_DIRECTION:_ Your task is to repeat all of the data exactly while excluding the pictures.
════════════════════
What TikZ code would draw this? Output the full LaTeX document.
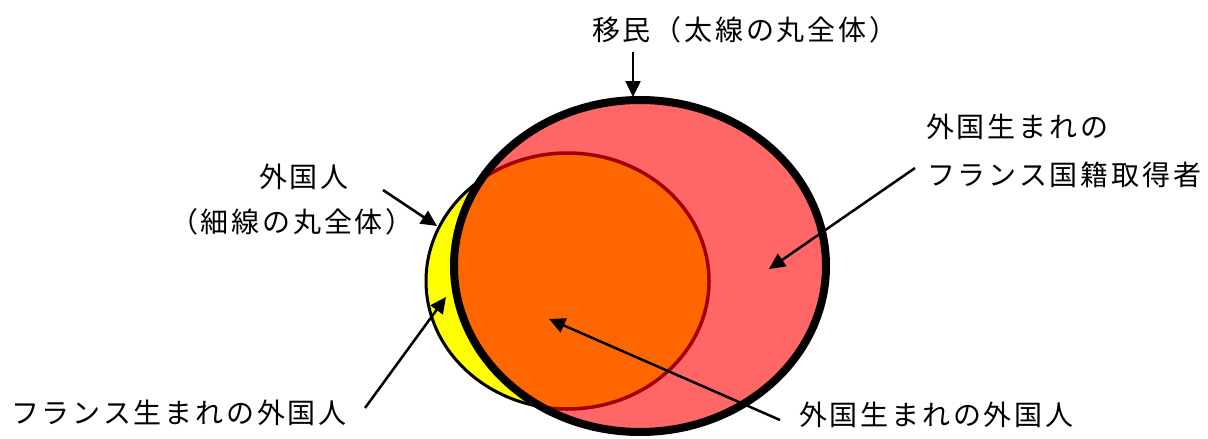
\documentclass[tikz,border=0pt]{standalone}
\usepackage{fontspec}
\newfontfamily\jp{Noto Sans CJK JP}[LetterSpace=10.0]
\usetikzlibrary{arrows.meta}
\definecolor{pinkfill}{HTML}{FF6666}
\definecolor{orangefill}{HTML}{FF6600}
\definecolor{yellowfill}{HTML}{FFFF00}
\definecolor{darkred}{HTML}{A00000}
\tikzset{
  label/.style={font=\jp\fontsize{28pt}{30pt}\selectfont, inner sep=0pt, anchor=west, text=black},
  pointer/.style={line width=2.5pt, -{Triangle[length=16pt,width=15pt]}}
}
\begin{document}
\begin{tikzpicture}[x=1pt,y=-1pt]
\useasboundingbox (0,0) rectangle (1208,439);
% small ellipse (foreigners)
\fill[yellowfill] (567.5,281) ellipse [x radius=141.5, y radius=128];
\draw[black, line width=3pt] (567.5,281) ellipse [x radius=141.5, y radius=128];
% big circle (immigrants)
\fill[pinkfill] (640,266) ellipse [x radius=186, y radius=166];
\begin{scope}
  \clip (640,266) ellipse [x radius=186, y radius=166];
  \fill[orangefill] (567.5,281) ellipse [x radius=141.5, y radius=128];
  \draw[darkred, line width=3.5pt] (567.5,281) ellipse [x radius=141.5, y radius=128];
\end{scope}
\draw[black, line width=8pt] (640,266) ellipse [x radius=186, y radius=166];

% labels
\node[label] (imm) at (592,30) {移民（太線の丸全体）};
\node[label] (for1) at (259,177) {外国人};
\node[label] (for2) at (170,222) {（細線の丸全体）};
\node[label] (nat1) at (926,127) {外国生まれの};
\node[label] (nat2) at (927,175) {フランス国籍取得者};
\node[label] (fb) at (11,413) {フランス生まれの外国人};
\node[label] (fa) at (799,415) {外国生まれの外国人};

% arrow endpoints
\coordinate (immS) at (633,52);
\coordinate (immT) at (633,97);
\coordinate (forS) at (383,190);
\coordinate (forT) at (437,226);
\coordinate (natS) at (915,168);
\coordinate (natT) at (769,269);
\coordinate (fbS) at (365,408);
\coordinate (fbT) at (446,297);
\coordinate (faS) at (780,420);
\coordinate (faT) at (549,319);

\draw[pointer] (immS) -- (immT);
\draw[pointer] (forS) -- (forT);
\draw[pointer] (natS) -- (natT);
\draw[pointer] (fbS) -- (fbT);
\draw[pointer] (faS) -- (faT);
\end{tikzpicture}
\end{document}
════════════════════
_EXERCISE ANSWER:_
What TikZ code would draw this? Output the full LaTeX document.
\documentclass[tikz,border=0pt]{standalone}
\usepackage{fontspec}
\newfontfamily\jp{Noto Sans CJK JP}[LetterSpace=10.0]
\usetikzlibrary{arrows.meta}
\definecolor{pinkfill}{HTML}{FF6666}
\definecolor{orangefill}{HTML}{FF6600}
\definecolor{yellowfill}{HTML}{FFFF00}
\definecolor{darkred}{HTML}{A00000}
\tikzset{
  label/.style={font=\jp\fontsize{28pt}{30pt}\selectfont, inner sep=0pt, anchor=west, text=black},
  pointer/.style={line width=2.5pt, -{Triangle[length=16pt,width=15pt]}}
}
\begin{document}
\begin{tikzpicture}[x=1pt,y=-1pt]
\useasboundingbox (0,0) rectangle (1208,439);
% small ellipse (foreigners)
\fill[yellowfill] (567.5,281) ellipse [x radius=141.5, y radius=128];
\draw[black, line width=3pt] (567.5,281) ellipse [x radius=141.5, y radius=128];
% big circle (immigrants)
\fill[pinkfill] (640,266) ellipse [x radius=186, y radius=166];
\begin{scope}
  \clip (640,266) ellipse [x radius=186, y radius=166];
  \fill[orangefill] (567.5,281) ellipse [x radius=141.5, y radius=128];
  \draw[darkred, line width=3.5pt] (567.5,281) ellipse [x radius=141.5, y radius=128];
\end{scope}
\draw[black, line width=8pt] (640,266) ellipse [x radius=186, y radius=166];

% labels
\node[label] (imm) at (592,30) {移民（太線の丸全体）};
\node[label] (for1) at (259,177) {外国人};
\node[label] (for2) at (170,222) {（細線の丸全体）};
\node[label] (nat1) at (926,127) {外国生まれの};
\node[label] (nat2) at (927,175) {フランス国籍取得者};
\node[label] (fb) at (11,413) {フランス生まれの外国人};
\node[label] (fa) at (799,415) {外国生まれの外国人};

% arrow endpoints
\coordinate (immS) at (633,52);
\coordinate (immT) at (633,97);
\coordinate (forS) at (383,190);
\coordinate (forT) at (437,226);
\coordinate (natS) at (915,168);
\coordinate (natT) at (769,269);
\coordinate (fbS) at (365,408);
\coordinate (fbT) at (446,297);
\coordinate (faS) at (780,420);
\coordinate (faT) at (549,319);

\draw[pointer] (immS) -- (immT);
\draw[pointer] (forS) -- (forT);
\draw[pointer] (natS) -- (natT);
\draw[pointer] (fbS) -- (fbT);
\draw[pointer] (faS) -- (faT);
\end{tikzpicture}
\end{document}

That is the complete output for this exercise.